If you think that advanced scenarios will share and reuse commands across multiple command sets (and the commands will have lifetimes exceeding the command set), should there be an advanced option to control disposal, similar to leaveOpen in the StreamWriter constructor? (Maybe a DbCommandSet.DisposeCommands property, which is true by default?)

roji commented

@Wraith2 I think that it's OK for your code above to throw ObjectDisposedException - you've explicitly disposed the command involved. User code could be refactored to avoid this by not disposing the command before catching the exception (although it may not be simple).

Regarding cleanup/resource exhaustion, I'm not sure I see the danger. If you explicitly dispose your commands/connections (as you should be), then everything should be fine anyway (as the connection is returned to the pool immediately). If you don't dispose, then it's true the connection may live a bit longer, until the Sql/DbException instance referencing it is garbage-collected as well - but that seems reasonable.

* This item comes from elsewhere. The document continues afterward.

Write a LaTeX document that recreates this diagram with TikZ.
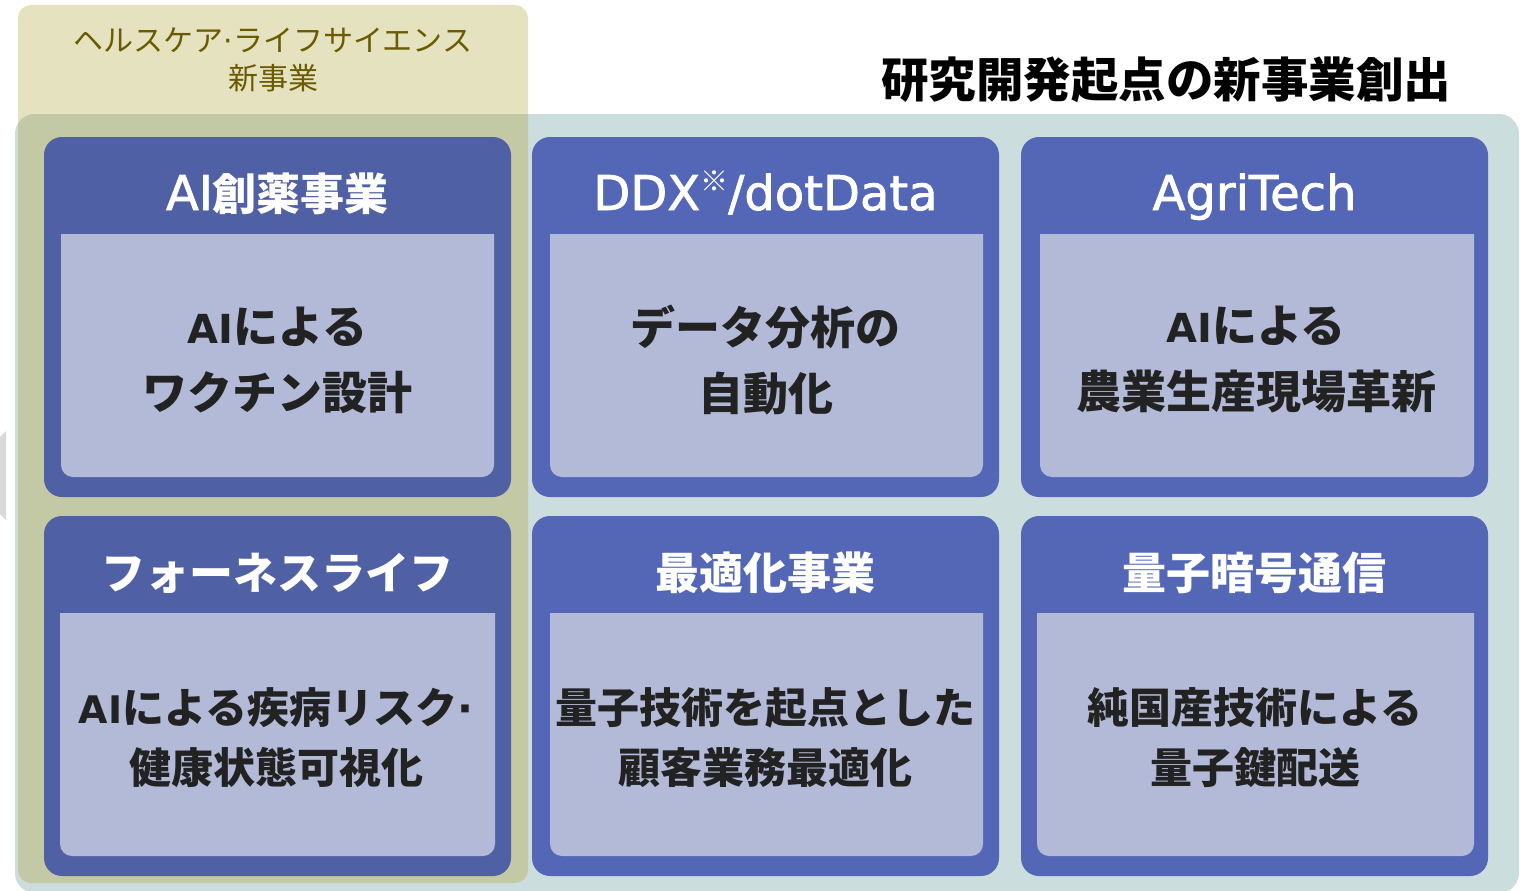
\documentclass[tikz,border=0pt]{standalone}
\usepackage{fontspec}
\setmainfont{Noto Sans CJK JP}
\newfontfamily\lat{DejaVu Sans}
\newfontfamily\latmed[FakeBold=1.6]{DejaVu Sans}
\definecolor{bggray}{HTML}{CBDDDC}
\definecolor{ylw}{HTML}{E5E2C0}
\definecolor{ylwover}{HTML}{C2C9A4}
\definecolor{cardA}{HTML}{4F60A5}
\definecolor{cardB}{HTML}{5367B6}
\definecolor{panel}{HTML}{B3BAD8}
\definecolor{olivetext}{HTML}{6B5A00}
\definecolor{bodytext}{HTML}{222222}
\definecolor{tipgray}{HTML}{D9D9D9}
\tikzset{
  cardbox/.style={inner sep=0pt, rounded corners=18pt, minimum width=467pt, minimum height=360pt},
  titletext/.style={text=white, inner sep=0pt, anchor=base, font=\bfseries\fontsize{44}{50}\selectfont},
  bodyA/.style={text=bodytext, align=center, inner sep=0pt, font=\bfseries\fontsize{45}{66}\selectfont},
  bodyB/.style={text=bodytext, align=center, inner sep=0pt, font=\bfseries\fontsize{42}{60}\selectfont},
}
\newcommand{\panelshape}[4]{\fill[panel] (#1,#2) [rounded corners=12pt] -- (#1,#4) -- (#3,#4) [sharp corners] -- (#3,#2) -- cycle;}
\newcommand{\TL}[1]{{\latmed\mdseries\fontsize{48}{50}\selectfont #1}}
\newcommand{\BLa}[1]{{\lat\bfseries\fontsize{40}{66}\selectfont #1}}
\newcommand{\BLb}[1]{{\lat\bfseries\fontsize{38}{60}\selectfont #1}}
\begin{document}
\begin{tikzpicture}[x=1pt,y=-1pt]
\useasboundingbox (0,0) rectangle (1524,891);
% left edge grey tip
\fill[tipgray] (0,437) -- (6,431) -- (6,520) -- (0,514) -- cycle;
% backgrounds
\fill[bggray, rounded corners=20pt] (15,114) rectangle (1519,893);
\fill[ylw, rounded corners=13pt] (18,5) rectangle (528,883);
\begin{scope}
  \clip[rounded corners=20pt] (15,114) rectangle (1519,893);
  \fill[ylwover, rounded corners=13pt] (18,5) rectangle (528,883);
\end{scope}
% labels
\node[text=olivetext, align=center, inner sep=0pt, font=\fontsize{30}{38}\selectfont] (hl) at (273,60) {ヘルスケア{\lat ·}ライフサイエンス\\新事業};
\node[text=black, inner sep=0pt, font=\bfseries\fontsize{47.5}{50}\selectfont] (head) at (1166,80) {研究開発起点の新事業創出};
% cards
\node[cardbox, fill=cardA] (c1) at (277.5,317) {};
\node[cardbox, fill=cardB] (c2) at (765.5,317) {};
\node[cardbox, fill=cardB] (c3) at (1254.5,317) {};
\node[cardbox, fill=cardA] (c4) at (277.5,696) {};
\node[cardbox, fill=cardB] (c5) at (765.5,696) {};
\node[cardbox, fill=cardB] (c6) at (1254.5,696) {};
% panels
\panelshape{61}{234}{494}{477}
\panelshape{550}{234}{983}{477}
\panelshape{1040}{234}{1474}{477}
\panelshape{60}{613}{495}{856}
\panelshape{550}{613}{983}{856}
\panelshape{1037}{613}{1474}{856}
% titles
\node[titletext] (t1) at (277.5,210) {\TL{AI}創薬事業};
\node[titletext] (t2) at (765.5,210) {\TL{DDX}\raisebox{0.42em}{\mdseries\fontsize{28}{28}\selectfont ※}\TL{/dotData}};
\node[titletext] (t3) at (1254.5,210) {\TL{AgriTech}};
\node[titletext] (t4) at (277.5,589) {フォーネスライフ};
\node[titletext] (t5) at (765.5,589) {最適化事業};
\node[titletext] (t6) at (1254.5,589) {量子暗号通信};
% bodies
\node[bodyA] (b1) at (277.5,360) {\BLa{AI}による\\ワクチン設計};
\node[bodyA] (b2) at (765.5,360) {データ分析の\\自動化};
\node[bodyA] (b3) at (1256,360) {\BLa{AI}による\\農業生産現場革新};
\node[bodyB] (b4) at (276,738) {\BLb{AI}による疾病リスク{\lat\bfseries ·}\\健康状態可視化};
\node[bodyB] (b5) at (765.5,738) {量子技術を起点とした\\顧客業務最適化};
\node[bodyB] (b6) at (1255,738) {純国産技術による\\量子鍵配送};
\end{tikzpicture}
\end{document}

Am I missing something, can you provide more info? Do you have an alternate suggestion, or are you trying to say that it's better to remove the reference from DbException altogether?

RE: DbCommand ownership; for implementation guidance, it would be nice to specify concretely what the expectations are around DbCommandSet using/mutating DbCommand objects.

E.g., (as above) does DbCommandSet.Dispose call Dispose on each command? Does/can DbCommandSet.Prepare call Prepare on each command? What is the result of this code?

var command = new SomeDbCommand(...);
var commandSet = new SomeDbCommandSet { Commands = { command } };
commandSet.Prepare();
Console.WriteLine(commandSet.Commands[0].IsPrepared); // true or false?

That is, is the command set expected to (or allowed to) mutate the commands passed to it, or should (or must) it simply take them as informative, and use their CommandText and Parameters to build whatever data is necessary internally to effectively prepare/execute those commands as a batch?